Dal 5 al 17 marzo, al Teatro Verga di Catania, per la Stagione del Teatro Stabile, va in scena “La scuola delle mogli” di Molière.
La versione italiana è di Giovanni Raboni, la regia di Marco Sciaccaluga. Con Eros Pagni, Alice Arcuri, Roberto Serpi, Roberto Alingheri, Mariangels Torres, Federico Vanni, Marco Avogadro, Massimo Cagnina, Pier Luigi Pasino. E' una produzione Teatro Stabile di Genova.
Diretto magistralmente dal regista Marco Sciaccaluga, l’attore ligure Eros Pagni è protagonista di un classico dalla trascinante vis comica come “La scuola della mogli”, in cui dà vita ad uno straordinario Arnolfo, ruolo che Molière aveva scritto per sé. In tre mesi di tournée nazionale, la nuova produzione ha raccolto ottimi consensi, a conferma della qualità che contraddistingue gli allestimenti dello Stabile di Genova, di cui Sciaccaluga è condirettore: una lunga serie di successi, in gran parte firmati dallo stesso Sciaccaluga e affidati al versatile estro di Pagni, autentica colonna del prestigioso ente teatrale.
“La scuola delle mogli” è un capolavoro di analisi psicologica e comportamentale. È sì la storia dell’amore impossibile di un uomo anziano per una ragazza che ha educato con il progetto di farne la moglie ideale. Ma è anche un inno alla libertà individuale, che mal sopporta i vincoli imposti dall’autoritarismo ideologico: lo stesso di cui si alimentano i vaneggiamenti pedagogici e matrimoniali di Arnolfo, il quale - spinto da radicale sfiducia nelle donne - è convinto sia meglio una moglie poco attraente e sciocca piuttosto che bella e intelligente.
Rappresentata per la prima volta nel 1662, “L’école des femmes” si rivelò subito di forte impatto. Tutta Parigi, con Luigi XIV e la famiglia reale in testa, accorse a vedere ed applaudire uno spettacolo che, impostosi per la magistrale drammaturgia e l’incalzante comicità, suscitò d’altro canto scandalo e furiose polemiche. I benpensanti accusarono l’autore di essere volgare e immorale, specie con riferimento all’ambiguo dialogo tra Arnolfo e Agnese al second’atto, ed ancor più per le “Massime del matrimonio”, assimilate ad una presa in giro delle “prediche” o a parodia dei Comandamenti.
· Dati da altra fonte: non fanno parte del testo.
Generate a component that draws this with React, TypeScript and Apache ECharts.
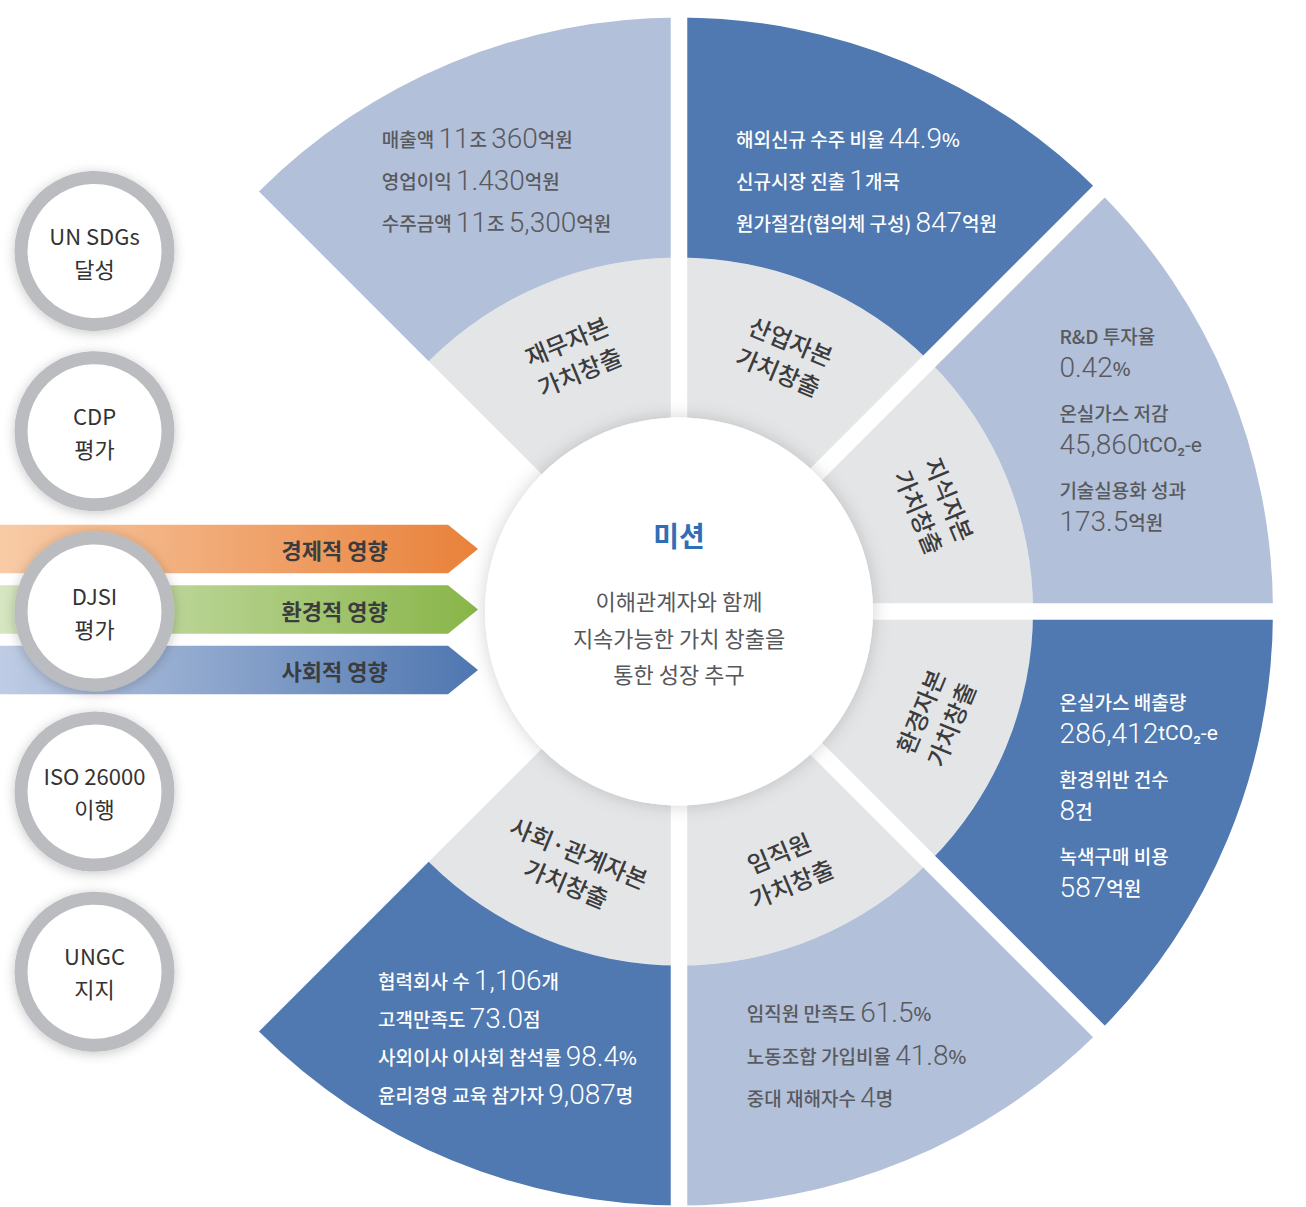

L’annosa “querelle”, mitigata solo in parte dal favore del Re, investì pesantemente anche la vita privata del commediografo, per i facili riferimenti al tormentato rapporto che lo legava alla giovane moglie Armande.
Sciaccaluga sposta l’ambientazione dal Seicento al primo Novecento. «Molière propone una piccola storia privata di provincia, attraverso la quale però sa far nascere l’immagine di un’umanità e di una società senza tempo, dove si alimenta l’illusione che catechismi, regolamenti, ideologie possano piegare la natura al loro programmatico volere. Ci è sembrato di leggere in ciò il rinvio a una realtà piccolo borghese. Con gli scenografi abbiamo fatto diversi tentativi, guardando agli ultimi due secoli prima di fissarci in quell’epoca specifica, non per precise ragioni critiche ma per una serie di suggestioni culturali, che in me hanno riguardato soprattutto certo cinema francese, in primo piano Chabrol, che forse meglio di ogni altro ha saputo dare spessore universale all’evocazione di un affresco provinciale».
Una scelta che esalta la forza deflagrante del testo. «Ciò che veramente mi interessava – conclude Sciaccaluga - è raccontare quella storia che Molière confina in un microcosmo avendo però la capacità di farlo esplodere, in modo da investire la realtà contemporanea, come spero possa accadere alla nostra scatola scenica, che rinvia a un universo in cui si sente il profumo di baguette e il suono della fisarmonica, ma anche a piccole cose di cattivo gusto, a segreti nascosti, a orchi in agguato, che cercano invano di condizionare lo sbocciare della natura».